DO THIS
Your task is to output the listing word for word, with pictures excluded.

####

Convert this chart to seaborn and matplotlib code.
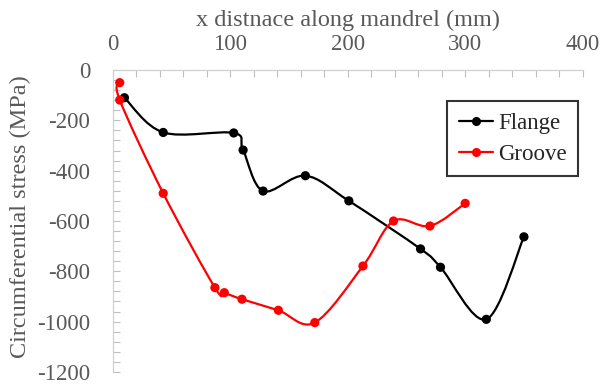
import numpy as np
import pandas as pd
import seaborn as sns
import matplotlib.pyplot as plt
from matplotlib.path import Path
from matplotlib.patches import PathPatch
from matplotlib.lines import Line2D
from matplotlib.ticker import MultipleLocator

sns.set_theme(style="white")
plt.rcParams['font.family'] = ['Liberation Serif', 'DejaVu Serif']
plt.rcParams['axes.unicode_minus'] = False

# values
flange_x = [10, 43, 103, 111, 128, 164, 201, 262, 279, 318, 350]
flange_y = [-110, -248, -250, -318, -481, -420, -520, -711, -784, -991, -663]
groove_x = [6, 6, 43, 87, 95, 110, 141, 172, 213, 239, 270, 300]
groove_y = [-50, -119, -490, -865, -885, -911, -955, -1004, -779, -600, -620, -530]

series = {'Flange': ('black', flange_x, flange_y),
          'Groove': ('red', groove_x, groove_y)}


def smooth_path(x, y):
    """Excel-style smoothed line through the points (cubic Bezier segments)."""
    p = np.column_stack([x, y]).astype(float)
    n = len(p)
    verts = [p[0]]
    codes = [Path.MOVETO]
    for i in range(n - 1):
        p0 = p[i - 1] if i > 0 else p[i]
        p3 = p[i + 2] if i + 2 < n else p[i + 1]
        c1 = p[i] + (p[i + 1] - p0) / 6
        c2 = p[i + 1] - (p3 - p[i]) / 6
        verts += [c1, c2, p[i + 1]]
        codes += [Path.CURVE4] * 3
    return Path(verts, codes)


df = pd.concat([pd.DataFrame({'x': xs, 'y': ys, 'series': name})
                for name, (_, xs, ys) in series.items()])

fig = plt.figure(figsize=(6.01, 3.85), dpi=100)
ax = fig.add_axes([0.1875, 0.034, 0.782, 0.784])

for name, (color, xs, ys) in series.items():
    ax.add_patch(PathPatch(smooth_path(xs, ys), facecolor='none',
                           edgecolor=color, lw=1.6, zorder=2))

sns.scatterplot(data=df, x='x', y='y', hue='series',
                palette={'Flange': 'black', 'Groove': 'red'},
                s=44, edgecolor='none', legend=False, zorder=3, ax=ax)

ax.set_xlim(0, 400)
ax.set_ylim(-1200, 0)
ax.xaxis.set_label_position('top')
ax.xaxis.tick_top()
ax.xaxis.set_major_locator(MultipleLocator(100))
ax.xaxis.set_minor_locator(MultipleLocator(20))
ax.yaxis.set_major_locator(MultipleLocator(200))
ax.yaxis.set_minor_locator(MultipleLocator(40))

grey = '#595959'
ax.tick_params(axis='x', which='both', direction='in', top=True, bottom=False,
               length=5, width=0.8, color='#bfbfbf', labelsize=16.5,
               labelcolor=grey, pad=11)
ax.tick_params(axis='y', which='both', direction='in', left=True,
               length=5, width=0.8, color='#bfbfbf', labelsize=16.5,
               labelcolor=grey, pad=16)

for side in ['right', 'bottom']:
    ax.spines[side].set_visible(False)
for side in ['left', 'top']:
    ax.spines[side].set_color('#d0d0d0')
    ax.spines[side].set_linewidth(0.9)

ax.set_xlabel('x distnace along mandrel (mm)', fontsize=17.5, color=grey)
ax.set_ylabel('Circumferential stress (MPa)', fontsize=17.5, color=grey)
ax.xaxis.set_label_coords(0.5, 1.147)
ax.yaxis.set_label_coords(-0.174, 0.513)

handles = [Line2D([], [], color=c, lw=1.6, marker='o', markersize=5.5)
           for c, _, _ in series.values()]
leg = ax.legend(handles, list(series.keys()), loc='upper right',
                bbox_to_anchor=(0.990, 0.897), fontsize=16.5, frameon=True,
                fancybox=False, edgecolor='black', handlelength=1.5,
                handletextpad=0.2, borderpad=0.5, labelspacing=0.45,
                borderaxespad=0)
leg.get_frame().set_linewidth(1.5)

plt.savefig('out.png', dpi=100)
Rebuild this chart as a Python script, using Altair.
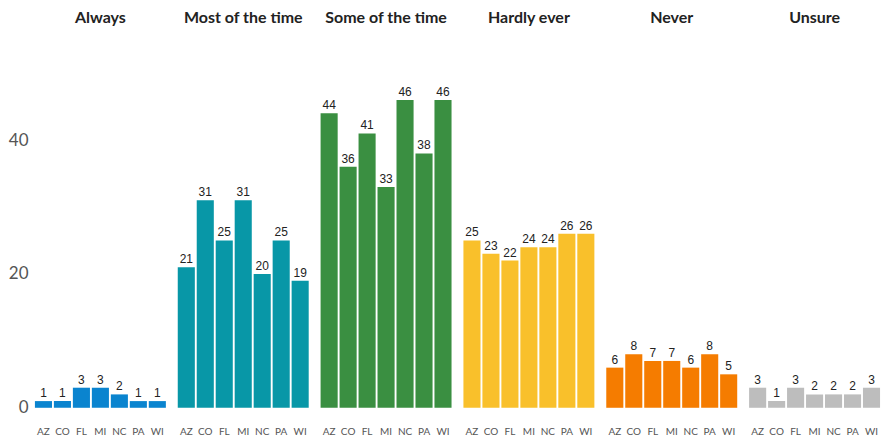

####

REPLY TO THE EXERCISE
Convert this chart to seaborn and matplotlib code.
import numpy as np
import pandas as pd
import seaborn as sns
import matplotlib.pyplot as plt
from matplotlib.path import Path
from matplotlib.patches import PathPatch
from matplotlib.lines import Line2D
from matplotlib.ticker import MultipleLocator

sns.set_theme(style="white")
plt.rcParams['font.family'] = ['Liberation Serif', 'DejaVu Serif']
plt.rcParams['axes.unicode_minus'] = False

# values
flange_x = [10, 43, 103, 111, 128, 164, 201, 262, 279, 318, 350]
flange_y = [-110, -248, -250, -318, -481, -420, -520, -711, -784, -991, -663]
groove_x = [6, 6, 43, 87, 95, 110, 141, 172, 213, 239, 270, 300]
groove_y = [-50, -119, -490, -865, -885, -911, -955, -1004, -779, -600, -620, -530]

series = {'Flange': ('black', flange_x, flange_y),
          'Groove': ('red', groove_x, groove_y)}


def smooth_path(x, y):
    """Excel-style smoothed line through the points (cubic Bezier segments)."""
    p = np.column_stack([x, y]).astype(float)
    n = len(p)
    verts = [p[0]]
    codes = [Path.MOVETO]
    for i in range(n - 1):
        p0 = p[i - 1] if i > 0 else p[i]
        p3 = p[i + 2] if i + 2 < n else p[i + 1]
        c1 = p[i] + (p[i + 1] - p0) / 6
        c2 = p[i + 1] - (p3 - p[i]) / 6
        verts += [c1, c2, p[i + 1]]
        codes += [Path.CURVE4] * 3
    return Path(verts, codes)


df = pd.concat([pd.DataFrame({'x': xs, 'y': ys, 'series': name})
                for name, (_, xs, ys) in series.items()])

fig = plt.figure(figsize=(6.01, 3.85), dpi=100)
ax = fig.add_axes([0.1875, 0.034, 0.782, 0.784])

for name, (color, xs, ys) in series.items():
    ax.add_patch(PathPatch(smooth_path(xs, ys), facecolor='none',
                           edgecolor=color, lw=1.6, zorder=2))

sns.scatterplot(data=df, x='x', y='y', hue='series',
                palette={'Flange': 'black', 'Groove': 'red'},
                s=44, edgecolor='none', legend=False, zorder=3, ax=ax)

ax.set_xlim(0, 400)
ax.set_ylim(-1200, 0)
ax.xaxis.set_label_position('top')
ax.xaxis.tick_top()
ax.xaxis.set_major_locator(MultipleLocator(100))
ax.xaxis.set_minor_locator(MultipleLocator(20))
ax.yaxis.set_major_locator(MultipleLocator(200))
ax.yaxis.set_minor_locator(MultipleLocator(40))

grey = '#595959'
ax.tick_params(axis='x', which='both', direction='in', top=True, bottom=False,
               length=5, width=0.8, color='#bfbfbf', labelsize=16.5,
               labelcolor=grey, pad=11)
ax.tick_params(axis='y', which='both', direction='in', left=True,
               length=5, width=0.8, color='#bfbfbf', labelsize=16.5,
               labelcolor=grey, pad=16)

for side in ['right', 'bottom']:
    ax.spines[side].set_visible(False)
for side in ['left', 'top']:
    ax.spines[side].set_color('#d0d0d0')
    ax.spines[side].set_linewidth(0.9)

ax.set_xlabel('x distnace along mandrel (mm)', fontsize=17.5, color=grey)
ax.set_ylabel('Circumferential stress (MPa)', fontsize=17.5, color=grey)
ax.xaxis.set_label_coords(0.5, 1.147)
ax.yaxis.set_label_coords(-0.174, 0.513)

handles = [Line2D([], [], color=c, lw=1.6, marker='o', markersize=5.5)
           for c, _, _ in series.values()]
leg = ax.legend(handles, list(series.keys()), loc='upper right',
                bbox_to_anchor=(0.990, 0.897), fontsize=16.5, frameon=True,
                fancybox=False, edgecolor='black', handlelength=1.5,
                handletextpad=0.2, borderpad=0.5, labelspacing=0.45,
                borderaxespad=0)
leg.get_frame().set_linewidth(1.5)

plt.savefig('out.png', dpi=100)
Rebuild this chart as a Python script, using Altair.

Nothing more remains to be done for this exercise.